I met the late Darcy ten years ago, and wrote about him. I was 59 and he was 12. I was a Times columnist, and he was an Australian sheepdog. ‘Kelpies’ they call them: black and tan, in build and temper not unlike our border collies, energetic, intelligent, irrepressible but trainable, and occasionally neurotic. Darcy was not neurotic except in one pitiable respect, and I shall come to that. I studied him and wrote about him, but in the decade since have come to understand more deeply what his condition teaches about my own, and human, nature. I wrote about this dog as an oddity. I now see that Darcy was an illustration, not an aberration: an illustration of what can go wrong in the circuitry of the brain.
Here is Darcy’s story. The loving family whose pet he was had a weekend place in the Australian bush, isolated and wild. On Darcy’s first visit as a puppy he saw, on the other side of their fence, a dead sheep. The encounter stirred something atavistic within his kelpie soul. Fascinated, he kept rushing at the fence, yapping; and for the entire weekend nothing but force could tear him away. Next time he visited, the carcass had been cleared and there was no trace of it, but he made a beeline for the exact place, and started rushing the fence again, and barking.
This was to continue for the rest of his 14-year life. My friends tried everything: they took him to the far side of the fence but this seemed only to confuse and agitate him more — he wanted to be on the wrong side, rushing the fence, barking and snapping his teeth. This he would do all day, every day, from the moment of his arrival, unless restrained. He would do it until his paws bled, and the patch of ground he paced was worn down to its rock base. Fully grown, he could scale the fence easily but he didn’t. One place, one perspective was what he craved, focused on a fiction. My friends kept bringing him into the house and, obedient, he would slink behind them — but return to the fence as soon as backs were turned. He could relax only if tied up. Untied, he seemed conscious of a terrible Sisyphean duty from which there was no release. My friends sensed that on one level his obsessive duties made him miserable; but on another they became a driving purpose for life.

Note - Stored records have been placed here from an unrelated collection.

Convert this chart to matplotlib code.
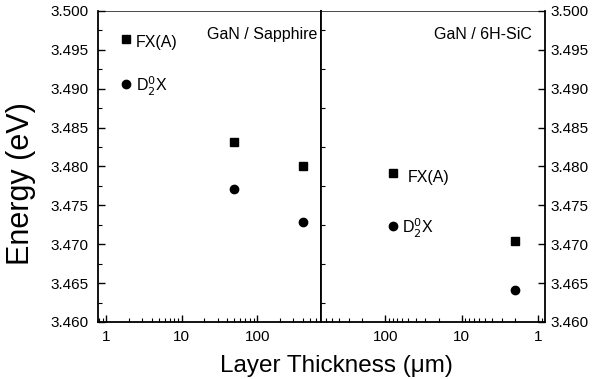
import matplotlib.pyplot as plt
import matplotlib.ticker as mticker

plt.rcParams['font.family'] = ['Liberation Sans', 'DejaVu Sans']

# GaN / Sapphire
sap_thick = [50, 400]
sap_fx = [3.4831, 3.4800]
sap_d2x = [3.4771, 3.4728]

# GaN / 6H-SiC
sic_thick = [80, 2.05]
sic_fx = [3.4792, 3.4704]
sic_d2x = [3.4724, 3.4641]

# legend-like markers in left panel
key_x = 1.85
key_fx = 3.4964
key_d2x = 3.4906

fig = plt.figure(figsize=(5.92, 3.79), dpi=100)
ax1 = fig.add_axes([0.1655, 0.1504, 0.3767, 0.8206])
ax2 = fig.add_axes([0.5422, 0.1504, 0.3784, 0.8206])

for ax in (ax1, ax2):
    ax.set_xscale('log')
    ax.set_ylim(3.460, 3.500)
    ax.yaxis.set_major_locator(mticker.MultipleLocator(0.005))
    ax.yaxis.set_minor_locator(mticker.MultipleLocator(0.0025))
    ax.yaxis.set_major_formatter(mticker.FormatStrFormatter('%.3f'))
    ax.xaxis.set_major_locator(mticker.LogLocator(base=10))
    ax.xaxis.set_major_formatter(mticker.FuncFormatter(lambda v, p: '%d' % v))
    ax.tick_params(which='both', direction='in', labelsize=11)
    ax.tick_params(which='major', length=5, width=1)
    ax.tick_params(which='minor', length=3, width=0.8)
    ax.tick_params(axis='x', which='major', pad=6)
    for s in ax.spines.values():
        s.set_linewidth(1.3)
    ax.spines['top'].set_linewidth(0.5)

ax1.set_xlim(0.78, 700)
ax2.set_xlim(690, 0.82)

ax1.plot(sap_thick, sap_fx, 's', color='black', ms=5.5)
ax1.plot(sap_thick, sap_d2x, 'o', color='black', ms=6)
ax1.plot([key_x], [key_fx], 's', color='black', ms=5.5)
ax1.plot([key_x], [key_d2x], 'o', color='black', ms=6)
ax1.annotate('FX(A)', (key_x, key_fx), xytext=(9, -4), textcoords='offset pixels',
             fontsize=11.5, va='center')
ax1.annotate(r'D$_2^0$X', (key_x, key_d2x), xytext=(10, -2), textcoords='offset pixels',
             fontsize=11.5, va='center')
ax1.text(0.985, 0.925, 'GaN / Sapphire', transform=ax1.transAxes, fontsize=11.5,
         ha='right', va='center')

ax2.plot(sic_thick, sic_fx, 's', color='black', ms=5.5)
ax2.plot(sic_thick, sic_d2x, 'o', color='black', ms=6)
ax2.annotate('FX(A)', (sic_thick[0], sic_fx[0]), xytext=(15, -5), textcoords='offset pixels',
             fontsize=11.5, va='center')
ax2.annotate(r'D$_2^0$X', (sic_thick[0], sic_d2x[0]), xytext=(9, -3), textcoords='offset pixels',
             fontsize=11.5, va='center')
ax2.text(0.94, 0.925, 'GaN / 6H-SiC', transform=ax2.transAxes, fontsize=11.5,
         ha='right', va='center')

ax1.tick_params(axis='y', right=False, pad=7)
ax2.tick_params(axis='y', left=False, labelleft=False, right=True, labelright=True, pad=4)

fig.text(0.036, 0.516, 'Energy (eV)', fontsize=22, rotation=90, ha='center', va='center')
fig.text(0.568, 0.005, 'Layer Thickness (\u03bcm)', fontsize=17.5, ha='center', va='bottom')

fig.savefig('out.png', dpi=100)
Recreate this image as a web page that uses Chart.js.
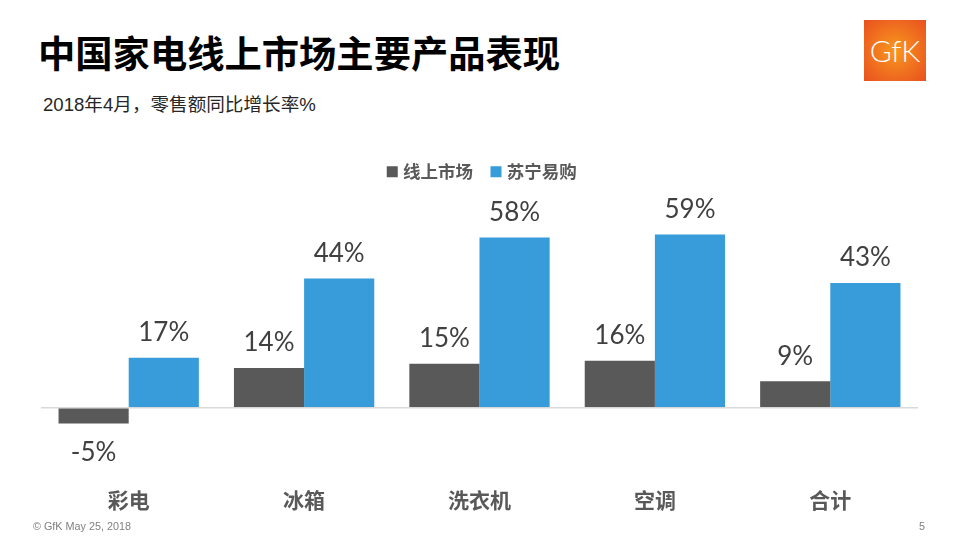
<!DOCTYPE html>
<html lang="zh">
<head>
<meta charset="utf-8">
<script src="https://cdn.jsdelivr.net/npm/chart.js@4"></script>
<style>
  html, body { margin: 0; padding: 0; background: #fff; }
  body { width: 959px; height: 539px; position: relative; overflow: hidden; font-family: "Noto Sans CJK SC", sans-serif; }
  .main_title { position: absolute; left: 38px; top: 25px; font-size: 37.3px; line-height: 54px; font-weight: 700; color: #000; white-space: nowrap; }
  .sub_title { position: absolute; left: 43px; top: 92px; font-size: 18.6px; line-height: 26px; color: #262626; white-space: nowrap; font-family: "Liberation Sans", "Noto Sans CJK SC", sans-serif; }
  .logo { position: absolute; left: 864px; top: 20px; width: 62px; height: 61px; background: radial-gradient(circle at 50% 50%, #f8981d 0%, #f0701f 55%, #e8501f 100%); color: #fff; font-family: Lato, sans-serif; font-weight: 300; font-size: 30px; line-height: 61px; text-align: center; }
  .copyright { position: absolute; left: 33px; top: 519px; font-size: 10.8px; line-height: 14px; color: #7f7f7f; font-family: "Liberation Sans", sans-serif; }
  .page_num { position: absolute; left: 919px; top: 519px; font-size: 10.8px; line-height: 14px; color: #7f7f7f; font-family: "Liberation Sans", sans-serif; }
  #myChart { position: absolute; left: 0; top: 142px; }
</style>
</head>
<body>
<div class="main_title">中国家电线上市场主要产品表现</div>
<div class="sub_title">2018年4月，零售额同比增长率%</div>
<div class="logo">GfK</div>
<canvas id="myChart" width="959" height="383"></canvas>
<div class="copyright">© GfK May 25, 2018</div>
<div class="page_num">5</div>
<script>
const categories = ["彩电", "冰箱", "洗衣机", "空调", "合计"];
const marketName = "线上市场";
const suningName = "苏宁易购";
const marketValues = [-5.4, 13.5, 15, 16, 9];
const suningValues = [17, 44, 58, 59, 42.5];
const marketLabels = ["-5%", "14%", "15%", "16%", "9%"];
const suningLabels = ["17%", "44%", "58%", "59%", "43%"];

const barLabels = {
  id: 'barLabels',
  afterLayout(chart) {
    // legend sits a little right of centre in the original
    chart.legend.left += 4;
    chart.legend.right += 4;
  },
  afterDatasetsDraw(chart) {
    const ctx = chart.ctx;
    const texts = [marketLabels, suningLabels];
    ctx.save();
    ctx.font = '26px Lato';
    ctx.fillStyle = '#404040';
    ctx.textAlign = 'center';
    ctx.textBaseline = 'middle';
    chart.data.datasets.forEach((dataset, i) => {
      chart.getDatasetMeta(i).data.forEach((bar, j) => {
        const offset = dataset.data[j] < 0 ? 29 : -25;
        ctx.fillText(texts[i][j], bar.x, bar.y + offset);
      });
    });
    ctx.restore();
  }
};

new Chart(document.getElementById('myChart').getContext('2d'), {
  type: 'bar',
  data: {
    labels: categories,
    datasets: [
      { label: marketName, data: marketValues, backgroundColor: '#595959' },
      { label: suningName, data: suningValues, backgroundColor: '#379cd9' }
    ]
  },
  options: {
    responsive: false,
    animation: false,
    layout: { padding: { left: 41, right: 41, top: 0, bottom: 0 } },
    datasets: { bar: { barPercentage: 1, categoryPercentage: 0.8 } },
    scales: {
      x: {
        border: { display: false },
        grid: { display: false },
        ticks: {
          color: '#595959',
          padding: 12,
          font: { family: '"Noto Sans CJK SC"', size: 21, weight: 'bold' }
        }
      },
      y: {
        min: -20.5,
        max: 74,
        border: { display: false },
        ticks: { display: false, stepSize: 10 },
        grid: {
          drawTicks: false,
          lineWidth: 1.5,
          color: c => c.tick.value === 0 ? '#d9d9d9' : 'rgba(0,0,0,0)'
        }
      }
    },
    plugins: {
      tooltip: { enabled: false },
      legend: {
        position: 'top',
        labels: {
          color: '#595959',
          usePointStyle: true,
          pointStyle: 'rect',
          boxWidth: 4,
          boxHeight: 11,
          padding: 21,
          font: { family: '"Noto Sans CJK SC"', size: 17.5, weight: 'bold' }
        }
      }
    }
  },
  plugins: [barLabels]
});
</script>
</body>
</html>
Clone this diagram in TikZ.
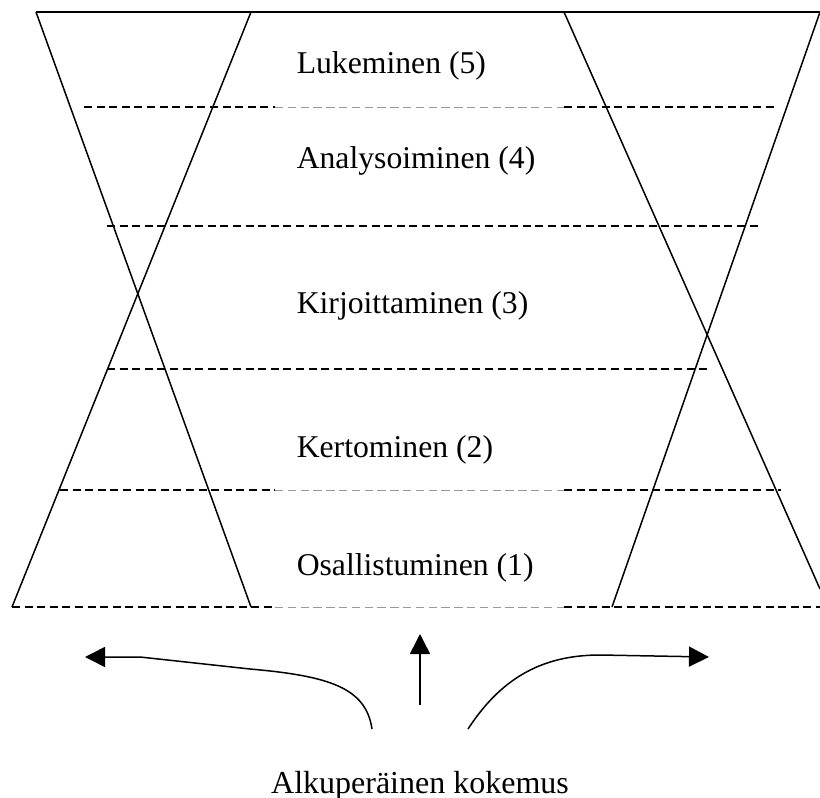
\documentclass[tikz,border=0pt]{standalone}
\usepackage{fontspec}
\setmainfont{Liberation Serif}
\usepackage{tikz}
\usetikzlibrary{arrows.meta}
\def\drawdash{\draw[line width=0.65pt, dash pattern=on 4pt off 2.3pt]}
\def\drawfaint{\draw[color=black!40, line width=0.4pt, dash pattern=on 4.2pt off 2.2pt]}
\def\stagenode{\node[anchor=base west, inner sep=0pt, font=\fontsize{15.85}{19}\selectfont]}

\begin{document}
\begin{tikzpicture}[x=0.5pt,y=-0.5pt,line width=0.75pt,
  tip/.style={-{Triangle[length=10pt,width=10pt]}}]
\useasboundingbox (0,0) rectangle (820,798);

% ---------- the top edge
\coordinate (top_l) at (36,12);
\coordinate (top_r) at (820,12);
\draw[line width=1pt] (top_l) to (top_r);

% ---------- LEFT hourglass
\coordinate (l_out_top) at (36,12);
\coordinate (l_in_top) at (251,12);
\coordinate (l_out_bot) at (12,607);
\coordinate (l_in_bot) at (251,607);
\draw (l_out_top) to (l_in_bot);
\draw (l_in_top) to (l_out_bot);

% ---------- RIGHT hourglass
\coordinate (r_in_top) at (564,12);
\coordinate (r_out_top) at (820,12);
\coordinate (r_in_bot) at (612,607);
\coordinate (r_out_bot) at (820,589); % runs off the page edge
\draw (r_in_top) to (r_out_bot);
\draw (r_out_top) to (r_in_bot);

% ---------- level separators (dark at the sides, faint in the middle)
\drawdash (84,107) to (275,107);
\drawfaint (275,107) to (564,107);
\drawdash (564,107) to (778,107);

\drawdash (107,226) to (758,226);

\drawdash (107,369) to (708,369);

\drawdash (60,490) to (275,490);
\drawfaint (275,490) to (564,490);
\drawdash (564,490) to (781,490);

\drawdash (12,607) to (275,607);
\drawfaint (275,607) to (564,607);
\drawdash (564,607) to (820,607);

% ---------- the five levels
\stagenode (read) at (296,73) {Lukeminen (5)};
\stagenode (analyse) at (296,168) {Analysoiminen (4)};
\stagenode (write) at (296,313) {Kirjoittaminen (3)};
\stagenode (tell) at (296,457) {Kertominen (2)};
\stagenode (join) at (296,575) {Osallistuminen (1)};

% ---------- arrows out of the experience
\node[anchor=base, inner sep=0pt, font=\fontsize{16}{19}\selectfont] (origin) at (420,793) {Alkuperäinen kokemus};
\coordinate (left_start) at (372,729);
\coordinate (left_bend) at (250,669);
\coordinate (left_tip) at (85,657);
\draw[tip] (left_start) .. controls (366,688) and (330,676) .. (left_bend) -- (140,657) -- (left_tip);

\coordinate (mid_start) at (420,705);
\coordinate (mid_tip) at (420,634);
\draw[tip] (mid_start) to (mid_tip);

\coordinate (right_start) at (468,729);
\coordinate (right_bend) at (600,655);
\coordinate (right_tip) at (709,657);
\draw[tip] (right_start) .. controls (500,680) and (540,655) .. (right_bend) -- (right_tip);
\end{tikzpicture}
\end{document}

Back in Sydney he seemed able to shake off the dark side, put aside his ovine neurosis and romp happily in the parks. But there was forever in his mental landscape a place, a fence and a memory to return to. His owners, the Australian columnist Richard Glover and his partner, the playwright Debra Oswald, learned to manage but never resolve the problem. Richard wrote about Darcy for the Sydney Morning Herald, whose readers became familiar with the soap opera of a dog obsessed, so that by the time he died he was widely known and loved.
I, meanwhile, have never forgotten Darcy, and will never forget his problem. In milder form that problem, I’ve come to see, is also mine, and yours, and to some degree every human being’s.
I’ve written on these pages about Brexit and the way it’s driving me mad. Ten years ago, with horrible prescience, I ended my Times column about Darcy by remarking that when his life was over, an amused providence ‘may reincarnate him as a Euro-sceptic MP. Then for decades he can leap up and down on the green leather benches snapping his jaws and barking at Brussels.’
But I never guessed that it would happen to me, too, an ardent Remainer, snarling, snapping, barking and leaping at an imaginary fence on the other side of which I seem to see, like Banquo’s ghost, the apotheosis of Leave. Half the people I know languish, wretched but unyielding, on one side or the other of this fence. We long for release but not, somehow, escape.
And now the Darcy syndrome has struck again, this time on a small, parochial, yet for me intense scale. I shall not trouble you with the issue. It is honestly of absolutely no consequence. But some people I know have done some other people I know a minor injustice, and for some weird reason I just cannot expel it from my mind. In the real world I made my position clear and have since refused to return to it: I can’t stand it when other people keep stirring, so I won’t fall into the sin of agitation. There would be no point. I absolutely know that. Or the rational part of my brain knows it.
But in idle moments — rather like that tiresome melody you just can’t get out of your head, repeating and repeating — I keep returning in my imagination to my version of Darcy’s fence. I bark my disapproval. I imagine the response and then phrase my response to the response. I compose in my imagination tiny dramas in which the other side are hoist with their own petard, and savour the schadenfreude. I imagine circumstances in which the tables would be turned.
I even work out the phrasing of the things I’d then say: painstakingly courteous, restrained, taking care not to gloat or sound remotely vindictive. Or perhaps I would say nothing, seeming to rise above it, allowing my silence to speak my reproach? I have spent scores of hours at sleepless times in the reaches of the night, churning, threshing, reviewing imagined developments of this story as I star in my own drama as a caped crusader against petty injustice. Yet all along knowing — never for a second doubting — that this is silly, unimportant and, anyway, water under the bridge.
Can a kelpie know the same? Would canine self-awareness have softened his punishment? Or sharpened the pain? Rest in peace, Darcy. I understand, now.